Source material:
# # # #

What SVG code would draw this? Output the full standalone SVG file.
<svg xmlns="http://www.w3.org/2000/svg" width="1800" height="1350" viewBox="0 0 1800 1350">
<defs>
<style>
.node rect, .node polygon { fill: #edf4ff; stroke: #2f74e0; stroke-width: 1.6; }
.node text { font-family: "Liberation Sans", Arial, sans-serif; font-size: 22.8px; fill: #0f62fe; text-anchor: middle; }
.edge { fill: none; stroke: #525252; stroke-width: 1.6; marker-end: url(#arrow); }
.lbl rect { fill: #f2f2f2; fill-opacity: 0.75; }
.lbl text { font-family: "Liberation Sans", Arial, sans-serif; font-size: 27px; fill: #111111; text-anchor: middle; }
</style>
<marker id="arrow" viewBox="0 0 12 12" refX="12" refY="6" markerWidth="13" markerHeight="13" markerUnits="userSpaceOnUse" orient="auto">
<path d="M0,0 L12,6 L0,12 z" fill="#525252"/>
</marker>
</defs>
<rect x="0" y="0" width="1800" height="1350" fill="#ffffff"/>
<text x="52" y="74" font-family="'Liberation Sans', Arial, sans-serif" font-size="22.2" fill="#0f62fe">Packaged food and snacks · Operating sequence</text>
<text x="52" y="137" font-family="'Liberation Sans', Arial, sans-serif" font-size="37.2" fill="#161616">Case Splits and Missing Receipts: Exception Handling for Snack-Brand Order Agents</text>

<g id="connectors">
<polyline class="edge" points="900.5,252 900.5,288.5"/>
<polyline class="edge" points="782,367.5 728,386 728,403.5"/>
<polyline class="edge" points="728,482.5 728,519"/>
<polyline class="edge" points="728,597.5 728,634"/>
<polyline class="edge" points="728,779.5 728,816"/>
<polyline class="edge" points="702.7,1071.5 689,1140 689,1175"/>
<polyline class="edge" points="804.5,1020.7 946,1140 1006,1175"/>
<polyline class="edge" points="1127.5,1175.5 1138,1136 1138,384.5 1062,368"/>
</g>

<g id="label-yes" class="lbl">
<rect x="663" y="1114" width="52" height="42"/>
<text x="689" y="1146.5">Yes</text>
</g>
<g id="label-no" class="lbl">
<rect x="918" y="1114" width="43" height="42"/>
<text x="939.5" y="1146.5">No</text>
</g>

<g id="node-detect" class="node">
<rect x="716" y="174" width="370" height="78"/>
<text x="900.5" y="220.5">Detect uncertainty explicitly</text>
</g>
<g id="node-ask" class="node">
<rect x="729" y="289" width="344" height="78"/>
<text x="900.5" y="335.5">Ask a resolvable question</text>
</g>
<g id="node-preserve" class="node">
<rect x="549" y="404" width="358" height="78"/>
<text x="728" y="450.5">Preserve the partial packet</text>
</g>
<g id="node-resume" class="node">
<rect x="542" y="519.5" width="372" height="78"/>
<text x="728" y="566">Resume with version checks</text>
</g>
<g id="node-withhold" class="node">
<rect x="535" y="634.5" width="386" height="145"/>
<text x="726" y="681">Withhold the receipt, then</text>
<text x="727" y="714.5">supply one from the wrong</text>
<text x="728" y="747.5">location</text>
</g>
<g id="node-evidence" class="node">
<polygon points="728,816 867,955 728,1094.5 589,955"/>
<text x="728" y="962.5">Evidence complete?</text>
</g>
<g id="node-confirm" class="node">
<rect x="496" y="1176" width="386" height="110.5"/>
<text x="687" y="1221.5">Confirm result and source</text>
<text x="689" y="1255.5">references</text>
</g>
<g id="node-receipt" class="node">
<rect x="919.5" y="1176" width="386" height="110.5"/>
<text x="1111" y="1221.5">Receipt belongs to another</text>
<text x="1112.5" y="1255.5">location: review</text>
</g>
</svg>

# # # #

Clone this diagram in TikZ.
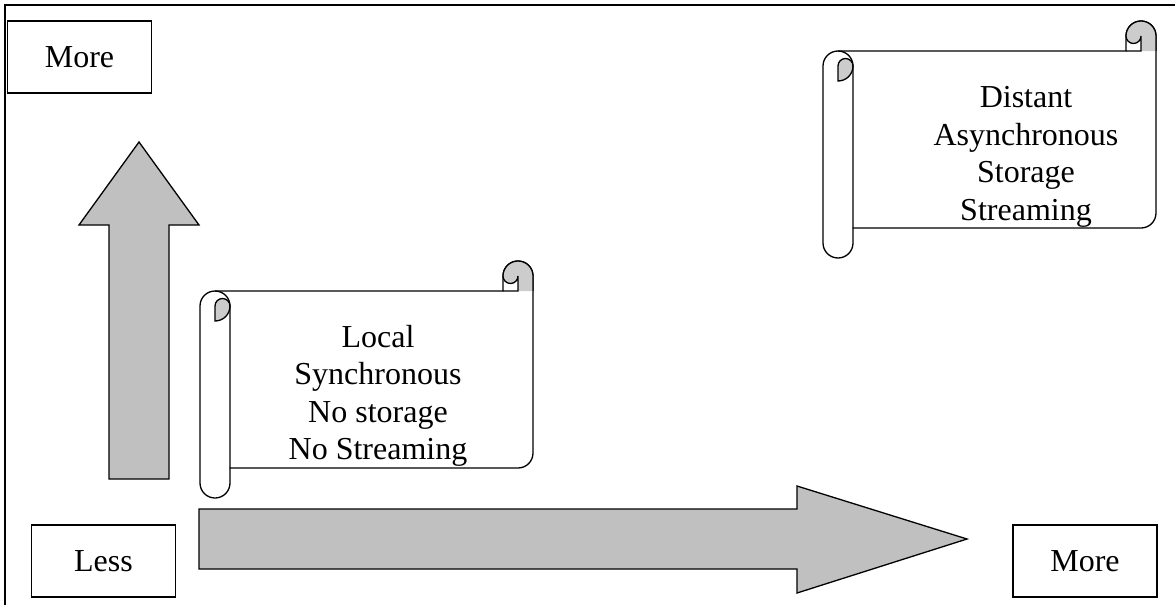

# # # #

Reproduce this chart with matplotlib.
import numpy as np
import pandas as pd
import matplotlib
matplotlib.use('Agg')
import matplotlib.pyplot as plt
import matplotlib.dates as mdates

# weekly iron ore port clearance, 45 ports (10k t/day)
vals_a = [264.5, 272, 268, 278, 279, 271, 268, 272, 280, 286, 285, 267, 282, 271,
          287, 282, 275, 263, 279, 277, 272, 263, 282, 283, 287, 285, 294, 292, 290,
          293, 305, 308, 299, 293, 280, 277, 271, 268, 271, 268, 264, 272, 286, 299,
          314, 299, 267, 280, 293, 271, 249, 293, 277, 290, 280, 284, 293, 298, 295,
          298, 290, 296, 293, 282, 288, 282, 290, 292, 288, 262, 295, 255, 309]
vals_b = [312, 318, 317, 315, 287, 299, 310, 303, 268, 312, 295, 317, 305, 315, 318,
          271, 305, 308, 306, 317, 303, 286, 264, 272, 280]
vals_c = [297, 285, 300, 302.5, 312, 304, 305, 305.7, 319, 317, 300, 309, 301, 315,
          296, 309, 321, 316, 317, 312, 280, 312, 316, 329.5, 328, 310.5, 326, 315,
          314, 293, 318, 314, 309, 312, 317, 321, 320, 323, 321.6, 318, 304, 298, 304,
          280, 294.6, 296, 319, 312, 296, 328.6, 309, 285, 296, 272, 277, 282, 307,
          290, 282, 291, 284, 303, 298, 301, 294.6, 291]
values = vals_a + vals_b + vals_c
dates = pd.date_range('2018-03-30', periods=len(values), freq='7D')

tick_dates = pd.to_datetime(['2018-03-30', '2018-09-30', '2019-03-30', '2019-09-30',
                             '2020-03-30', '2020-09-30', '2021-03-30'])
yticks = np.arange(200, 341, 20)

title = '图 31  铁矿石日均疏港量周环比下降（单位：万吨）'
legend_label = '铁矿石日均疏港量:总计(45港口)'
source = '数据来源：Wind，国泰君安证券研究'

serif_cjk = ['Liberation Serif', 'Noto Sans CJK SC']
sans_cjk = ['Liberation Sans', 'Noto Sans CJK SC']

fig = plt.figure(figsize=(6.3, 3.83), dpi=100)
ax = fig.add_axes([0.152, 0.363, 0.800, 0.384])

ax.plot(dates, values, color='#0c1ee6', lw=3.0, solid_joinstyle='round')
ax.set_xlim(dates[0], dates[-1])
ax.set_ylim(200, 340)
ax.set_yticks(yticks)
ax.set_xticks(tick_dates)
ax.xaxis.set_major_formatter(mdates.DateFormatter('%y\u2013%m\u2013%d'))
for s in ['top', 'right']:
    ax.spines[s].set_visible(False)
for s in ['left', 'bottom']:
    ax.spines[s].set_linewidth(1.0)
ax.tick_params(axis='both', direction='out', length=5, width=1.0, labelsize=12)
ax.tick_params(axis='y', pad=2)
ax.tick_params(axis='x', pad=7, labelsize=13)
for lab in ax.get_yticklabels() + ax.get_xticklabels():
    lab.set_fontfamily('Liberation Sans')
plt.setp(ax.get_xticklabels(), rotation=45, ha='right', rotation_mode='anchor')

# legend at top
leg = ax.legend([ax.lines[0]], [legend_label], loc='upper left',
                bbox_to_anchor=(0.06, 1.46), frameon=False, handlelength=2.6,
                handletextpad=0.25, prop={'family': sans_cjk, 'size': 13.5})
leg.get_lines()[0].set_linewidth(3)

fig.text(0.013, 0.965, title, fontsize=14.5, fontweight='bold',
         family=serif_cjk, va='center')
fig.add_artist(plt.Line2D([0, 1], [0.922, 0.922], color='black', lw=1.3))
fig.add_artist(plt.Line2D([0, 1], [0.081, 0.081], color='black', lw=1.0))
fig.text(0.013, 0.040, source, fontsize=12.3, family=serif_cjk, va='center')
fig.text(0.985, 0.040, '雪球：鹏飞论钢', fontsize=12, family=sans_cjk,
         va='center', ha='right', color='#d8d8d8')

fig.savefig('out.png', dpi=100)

# # # #

What to produce:
Repeat word for word the lines from the line containing "Reproduce this chart with matplotlib." to the line containing "import matplotlib.dates as mdates", both lines included; nothing else should appear.

Task solution:
Reproduce this chart with matplotlib.
import numpy as np
import pandas as pd
import matplotlib
matplotlib.use('Agg')
import matplotlib.pyplot as plt
import matplotlib.dates as mdates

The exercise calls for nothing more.